## OBJECTIVE
Write out the listing below exactly, and omit any images you find in it.

## SUPPLIED DATA
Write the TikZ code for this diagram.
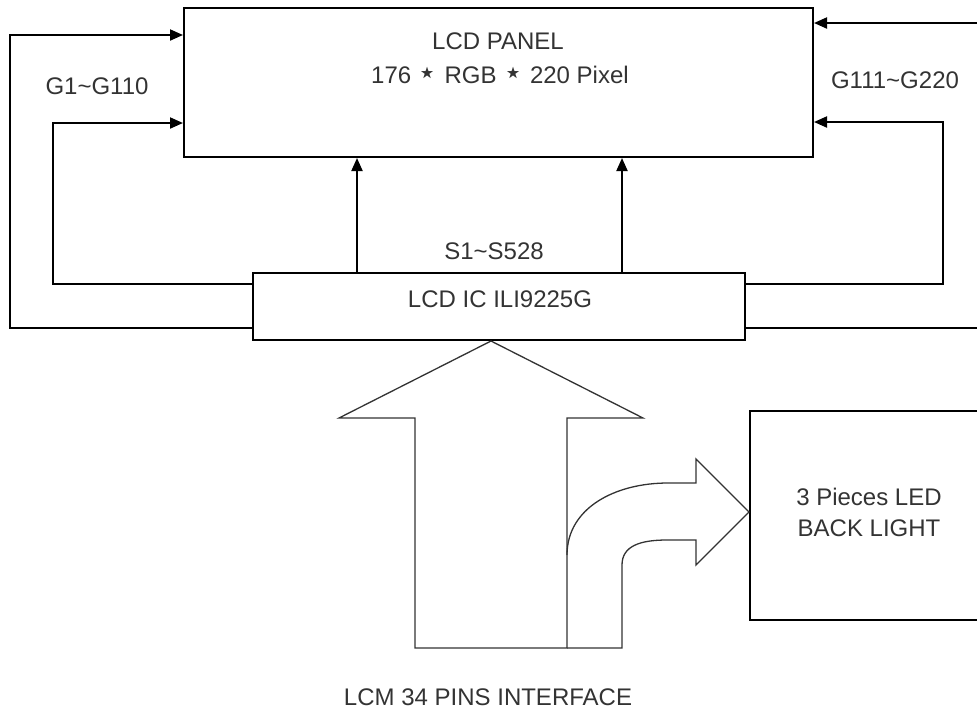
\documentclass[tikz,border=0pt]{standalone}
\usepackage{fontspec}
\setmainfont{Liberation Sans}
\newfontfamily\symfont{DejaVu Sans}
\usetikzlibrary{arrows.meta,calc}
\definecolor{txt}{HTML}{333333}
\begin{document}
\begin{tikzpicture}[x=1pt,y=-1pt,
  box/.style={draw=black,line width=2pt,inner sep=0pt,fill=none},
  conn/.style={draw=black,line width=2pt},
  arr/.style={conn,-{Triangle[length=13pt,width=11pt]}},
  lbl/.style={text=txt,font=\fontsize{24}{28}\selectfont,inner sep=0pt,align=center},
  bigarrow/.style={draw=txt,line width=1.3pt,line join=miter}]
\useasboundingbox (0,0) rectangle (977,713);
% boxes
\node[box,minimum width=629pt,minimum height=149pt] (panel) at (498.5,82.5) {};
\node[box,minimum width=492pt,minimum height=67pt] (ic) at (499,306.5) {};
\node[box,minimum width=262pt,minimum height=209pt] (led) at (881,515.5) {};
% labels
\node[lbl] (panelt1) at (498,41) {LCD PANEL};
\node[lbl] (panelt2) at (500,75) {176 {\symfont\fontsize{32}{32}\selectfont ⋆} RGB {\symfont\fontsize{32}{32}\selectfont ⋆} 220 Pixel};
\node[lbl] (ict) at (500,299) {LCD IC ILI9225G};
\node[lbl] (st) at (494,251) {S1\textasciitilde S528};
\node[lbl] (gl) at (97,86) {G1\textasciitilde G110};
\node[lbl] (gr) at (895,80) {G111\textasciitilde G220};
\node[lbl] (ledt1) at (869,497) {3 Pieces LED};
\node[lbl] (ledt2) at (869,528) {BACK LIGHT};
\node[lbl] (lcm) at (488,697) {LCM 34 PINS INTERFACE};
% helper coordinates
\coordinate (lo) at (10,328);
\coordinate (lotop) at (10,35);
\coordinate (li) at (53,284);
\coordinate (litop) at (53,123);
\coordinate (rtop) at (977,23);
\coordinate (ri) at (943,284);
\coordinate (ritop) at (943,122);
\coordinate (ro) at (977,328);
\coordinate (sA) at (357,0);
\coordinate (sB) at (622,0);
% left gate lines
\draw[arr] (ic.west |- lo) -- (lo) -- (lotop) -- (panel.west |- lotop);
\draw[arr] (ic.west |- li) -- (li) -- (litop) -- (panel.west |- litop);
% right gate lines
\draw[arr] (rtop) -- (panel.east |- rtop);
\draw[arr] (ic.east |- ri) -- (ri) -- (ritop) -- (panel.east |- ritop);
\draw[conn] (ic.east |- ro) -- (ro);
% source lines
\draw[arr] (ic.north -| sA) -- (panel.south -| sA);
\draw[arr] (ic.north -| sB) -- (panel.south -| sB);
% big interface arrow
\draw[bigarrow] (ic.south -| 491,0) -- (643,418) -- (567,418) -- (567,648) -- (415,648) -- (415,418) -- (339,418) -- cycle;
% curved arrow to backlight
\draw[bigarrow] (567,555) .. controls (567,508) and (615,483) .. (668,483) -- (696,483) -- (696,459)
  -- (led.west |- 0,512) -- (696,565) -- (696,540) -- (667,540)
  .. controls (640,540) and (622,546) .. (622,565) -- (622,648) -- (567,648);
\end{tikzpicture}
\end{document}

## SOLUTION FOR THIS EXERCISE
Write the TikZ code for this diagram.
\documentclass[tikz,border=0pt]{standalone}
\usepackage{fontspec}
\setmainfont{Liberation Sans}
\newfontfamily\symfont{DejaVu Sans}
\usetikzlibrary{arrows.meta,calc}
\definecolor{txt}{HTML}{333333}
\begin{document}
\begin{tikzpicture}[x=1pt,y=-1pt,
  box/.style={draw=black,line width=2pt,inner sep=0pt,fill=none},
  conn/.style={draw=black,line width=2pt},
  arr/.style={conn,-{Triangle[length=13pt,width=11pt]}},
  lbl/.style={text=txt,font=\fontsize{24}{28}\selectfont,inner sep=0pt,align=center},
  bigarrow/.style={draw=txt,line width=1.3pt,line join=miter}]
\useasboundingbox (0,0) rectangle (977,713);
% boxes
\node[box,minimum width=629pt,minimum height=149pt] (panel) at (498.5,82.5) {};
\node[box,minimum width=492pt,minimum height=67pt] (ic) at (499,306.5) {};
\node[box,minimum width=262pt,minimum height=209pt] (led) at (881,515.5) {};
% labels
\node[lbl] (panelt1) at (498,41) {LCD PANEL};
\node[lbl] (panelt2) at (500,75) {176 {\symfont\fontsize{32}{32}\selectfont ⋆} RGB {\symfont\fontsize{32}{32}\selectfont ⋆} 220 Pixel};
\node[lbl] (ict) at (500,299) {LCD IC ILI9225G};
\node[lbl] (st) at (494,251) {S1\textasciitilde S528};
\node[lbl] (gl) at (97,86) {G1\textasciitilde G110};
\node[lbl] (gr) at (895,80) {G111\textasciitilde G220};
\node[lbl] (ledt1) at (869,497) {3 Pieces LED};
\node[lbl] (ledt2) at (869,528) {BACK LIGHT};
\node[lbl] (lcm) at (488,697) {LCM 34 PINS INTERFACE};
% helper coordinates
\coordinate (lo) at (10,328);
\coordinate (lotop) at (10,35);
\coordinate (li) at (53,284);
\coordinate (litop) at (53,123);
\coordinate (rtop) at (977,23);
\coordinate (ri) at (943,284);
\coordinate (ritop) at (943,122);
\coordinate (ro) at (977,328);
\coordinate (sA) at (357,0);
\coordinate (sB) at (622,0);
% left gate lines
\draw[arr] (ic.west |- lo) -- (lo) -- (lotop) -- (panel.west |- lotop);
\draw[arr] (ic.west |- li) -- (li) -- (litop) -- (panel.west |- litop);
% right gate lines
\draw[arr] (rtop) -- (panel.east |- rtop);
\draw[arr] (ic.east |- ri) -- (ri) -- (ritop) -- (panel.east |- ritop);
\draw[conn] (ic.east |- ro) -- (ro);
% source lines
\draw[arr] (ic.north -| sA) -- (panel.south -| sA);
\draw[arr] (ic.north -| sB) -- (panel.south -| sB);
% big interface arrow
\draw[bigarrow] (ic.south -| 491,0) -- (643,418) -- (567,418) -- (567,648) -- (415,648) -- (415,418) -- (339,418) -- cycle;
% curved arrow to backlight
\draw[bigarrow] (567,555) .. controls (567,508) and (615,483) .. (668,483) -- (696,483) -- (696,459)
  -- (led.west |- 0,512) -- (696,565) -- (696,540) -- (667,540)
  .. controls (640,540) and (622,546) .. (622,565) -- (622,648) -- (567,648);
\end{tikzpicture}
\end{document}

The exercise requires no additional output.